**Short problem**
Narrow the data below down to the lines containing "chart".

**Provided material**
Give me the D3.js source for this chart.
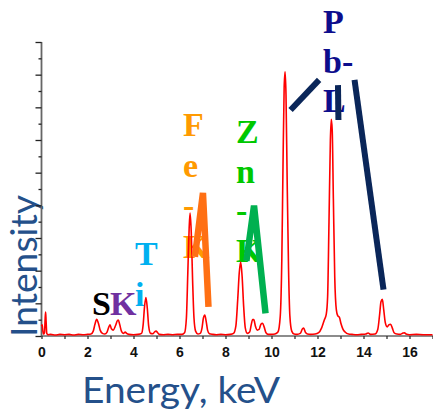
<!DOCTYPE html>
<html>
<head>
<meta charset="utf-8">
<script src="https://cdn.jsdelivr.net/npm/d3@7"></script>
<style>
  html, body { margin: 0; padding: 0; background: #fff; }
  svg { display: block; }
</style>
</head>
<body>
<svg id="chart" width="433" height="411"></svg>
<script>
// XRF spectrum: energy (keV) and intensity (arbitrary units, 1 = one major tick)
const energyKeV = [
  0.00, 0.03, 0.06, 0.09, 0.13, 0.16, 0.18, 0.20, 0.23, 0.28, 0.40, 0.60, 0.80, 1.00, 1.20, 1.40, 1.60, 1.80, 2.00,
  2.15, 2.25, 2.32, 2.40, 2.47, 2.55, 2.65, 2.75, 2.85, 2.93, 2.98, 3.04, 3.12, 3.22, 3.30, 3.34, 3.40, 3.48, 3.56,
  3.64, 3.70, 3.80, 4.00, 4.20, 4.35, 4.42, 4.48, 4.54, 4.60, 4.66, 4.74, 4.85, 4.92, 4.98, 5.05, 5.12, 5.30, 5.50,
  5.70, 5.90, 6.10, 6.22, 6.30, 6.36, 6.42, 6.46, 6.51, 6.57, 6.63, 6.70, 6.80, 6.90, 6.98, 7.04, 7.10, 7.16, 7.22,
  7.30, 7.45, 7.60, 7.80, 8.00, 8.20, 8.35, 8.45, 8.53, 8.60, 8.66, 8.72, 8.79, 8.86, 8.95, 9.05, 9.12, 9.18, 9.23,
  9.30, 9.38, 9.46, 9.54, 9.61, 9.68, 9.76, 9.86, 10.00, 10.15, 10.28, 10.38, 10.45, 10.50, 10.55, 10.59, 10.63,
  10.68, 10.74, 10.80, 10.88, 10.98, 11.10, 11.25, 11.35, 11.40, 11.47, 11.56, 11.70, 11.90, 12.05, 12.18, 12.30,
  12.38, 12.44, 12.50, 12.56, 12.60, 12.64, 12.69, 12.75, 12.82, 12.88, 12.95, 13.02, 13.10, 13.20, 13.35, 13.50,
  13.70, 13.90, 14.10, 14.20, 14.30, 14.50, 14.62, 14.70, 14.76, 14.82, 14.88, 14.95, 15.03, 15.10, 15.18, 15.25,
  15.33, 15.45, 15.60, 15.72, 15.78, 15.85, 16.00, 16.30, 16.60, 17.00
];
const intensity = [
  0.30, 0.34, 0.15, 0.06, 0.10, 0.55, 0.73, 0.45, 0.08, 0.04, 0.05, 0.03, 0.05, 0.04, 0.05, 0.03, 0.05, 0.04, 0.05,
  0.06, 0.15, 0.35, 0.51, 0.40, 0.18, 0.08, 0.06, 0.12, 0.28, 0.34, 0.22, 0.18, 0.32, 0.47, 0.49, 0.35, 0.14, 0.08,
  0.12, 0.08, 0.05, 0.04, 0.05, 0.08, 0.35, 0.90, 1.18, 0.85, 0.30, 0.08, 0.07, 0.13, 0.15, 0.10, 0.05, 0.04, 0.05,
  0.04, 0.05, 0.05, 0.10, 0.55, 1.90, 3.30, 3.76, 3.20, 1.70, 0.55, 0.15, 0.06, 0.08, 0.25, 0.55, 0.64, 0.45, 0.18,
  0.07, 0.05, 0.04, 0.05, 0.04, 0.05, 0.08, 0.30, 1.10, 1.95, 2.26, 1.85, 0.90, 0.25, 0.08, 0.12, 0.35, 0.50, 0.50,
  0.30, 0.18, 0.20, 0.36, 0.39, 0.28, 0.10, 0.05, 0.05, 0.06, 0.12, 0.60, 2.40, 5.20, 7.60, 8.09, 7.40,
  4.80, 2.10, 0.60, 0.15, 0.06, 0.05, 0.08, 0.22, 0.24, 0.12, 0.06, 0.05, 0.06, 0.10, 0.25, 0.50,
  0.66, 1.20, 3.50, 6.00, 6.63, 6.30, 4.20, 1.80, 0.80, 0.62, 0.58, 0.38, 0.22, 0.12, 0.06, 0.05,
  0.04, 0.05, 0.06, 0.09, 0.05, 0.06, 0.20, 0.65, 1.05, 1.12, 0.80, 0.40, 0.28, 0.34, 0.36, 0.25,
  0.10, 0.06, 0.05, 0.09, 0.10, 0.06, 0.04, 0.05, 0.04, 0.04
];

// Axis ticks
const xTickValues = d3.range(0, 18, 1);
const xTickLabels = ["0", "", "2", "", "4", "", "6", "", "8", "", "10", "", "12", "", "14", "", "16", ""];
const yMajorTicks = [0, 1, 2, 3, 4, 5, 6, 7, 8, 9];
const yMinorTicks = [0.5, 1.5, 2.5, 3.5, 4.5, 5.5, 6.5, 7.5, 8.5];

// Element line labels, one character group per row
const labelFe = ["F", "e", "-", "K"];
const labelZn = ["Z", "n", "-", "K"];
const labelPb = ["P", "b-", "L"];
const labelTi = ["T", "i"];
const labelS = "S";
const labelK = "K";

// Pointer lines, endpoints in [keV, intensity]
const pointerFe = [[6.67, 2.42], [7.02, 4.38], [7.26, 0.89]];
const pointerZn = [[8.91, 2.30], [9.24, 3.99], [9.74, 0.69]];
const pointerPbA = [[10.83, 6.92], [12.07, 7.84]];
const pointerPbB = [[12.89, 7.68], [12.91, 6.61]];
const pointerPbC = [[13.61, 7.84], [14.87, 1.42]];

const svg = d3.select("#chart");

const x = d3.scaleLinear().domain([0, 17]).range([41.5, 432.5]);
const y = d3.scaleLinear().domain([0, 9]).range([336, 42]);

// Axis titles
const titleColor = "#24508a";
svg.append("text")
  .attr("x", 82).attr("y", 403)
  .attr("font-family", "Lato, 'Open Sans', sans-serif")
  .attr("font-size", 37)
  .attr("fill", titleColor)
  .attr("textLength", 198)
  .attr("lengthAdjust", "spacingAndGlyphs")
  .text("Energy, keV");

svg.append("text")
  .attr("transform", "translate(37,337) rotate(-90)")
  .attr("font-family", "Lato, 'Open Sans', sans-serif")
  .attr("font-size", 36)
  .attr("fill", titleColor)
  .attr("textLength", 142)
  .attr("lengthAdjust", "spacingAndGlyphs")
  .text("Intensity");

// X axis
const xAxis = svg.append("g")
  .attr("transform", `translate(0,${y(0)})`)
  .call(d3.axisBottom(x)
    .tickValues(xTickValues)
    .tickSize(3)
    .tickPadding(8)
    .tickFormat((d, i) => xTickLabels[i]));
xAxis.select(".domain").attr("stroke", "#666").attr("stroke-width", 1.6)
  .attr("d", `M${x(0)},0H433`);
xAxis.selectAll(".tick line").attr("stroke", "#222").attr("stroke-width", 1.2);
xAxis.selectAll(".tick text")
  .attr("font-family", "'Liberation Sans', Arial, sans-serif")
  .attr("font-weight", "bold")
  .attr("font-size", 14)
  .attr("fill", "#111");

// Y axis: major and minor ticks, no labels
const yAxis = svg.append("g")
  .attr("transform", `translate(${x(0)},0)`)
  .call(d3.axisLeft(y).tickValues(yMajorTicks).tickSize(6).tickFormat(""));
yAxis.select(".domain").attr("stroke", "#666").attr("stroke-width", 1.8)
  .attr("d", `M0,${y(9)}V${y(0)}`);
yAxis.selectAll(".tick line").attr("stroke", "#222").attr("stroke-width", 1.3);

const yMinor = svg.append("g")
  .attr("transform", `translate(${x(0)},0)`)
  .call(d3.axisLeft(y).tickValues(yMinorTicks).tickSize(3).tickFormat(""));
yMinor.select(".domain").remove();
yMinor.selectAll(".tick line").attr("stroke", "#222").attr("stroke-width", 1.3);

// Element labels (drawn beneath the spectrum and pointers)
const serif = "'Liberation Serif', 'Times New Roman', serif";
function stackedLabel(rows, x0, y0, step, color) {
  svg.append("g").selectAll("text")
    .data(rows)
    .join("text")
    .attr("x", x0)
    .attr("y", (d, i) => y0 + i * step)
    .attr("font-family", serif)
    .attr("font-weight", "bold")
    .attr("font-size", 34)
    .attr("fill", color)
    .text(d => d);
}
stackedLabel(labelFe, 183, 136, 40.5, "#ff9a00");
stackedLabel(labelZn, 236, 143, 39.7, "#00c800");
stackedLabel(labelPb, 323, 33, 39.5, "#0d0d8c");
stackedLabel(labelTi, 135, 265, 41, "#00b0f0");
stackedLabel([labelS], 92, 315, 0, "#000000");
stackedLabel([labelK], 110, 315, 0, "#7030a0");

// Spectrum
const spectrum = energyKeV.map((e, i) => [e, intensity[i]]);
svg.append("path")
  .datum(spectrum)
  .attr("fill", "none")
  .attr("stroke", "#ff0000")
  .attr("stroke-width", 1.6)
  .attr("stroke-linejoin", "round")
  .attr("d", d3.line().x(d => x(d[0])).y(d => y(d[1])).curve(d3.curveMonotoneX));

// Pointer lines
const pointerLine = d3.line().x(d => x(d[0])).y(d => y(d[1]));
function pointer(pts, color, width) {
  svg.append("path")
    .datum(pts)
    .attr("fill", "none")
    .attr("stroke", color)
    .attr("stroke-width", width)
    .attr("stroke-linejoin", "miter")
    .attr("d", pointerLine);
}
pointer(pointerFe, "#ff7014", 6.5);
pointer(pointerZn, "#00b050", 6.5);
pointer(pointerPbA, "#0a2659", 6);
pointer(pointerPbB, "#0a2659", 6);
pointer(pointerPbC, "#0a2659", 6);
</script>
</body>
</html>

**Correct result**
Give me the D3.js source for this chart.
<svg id="chart" width="433" height="411"></svg>
const svg = d3.select("#chart");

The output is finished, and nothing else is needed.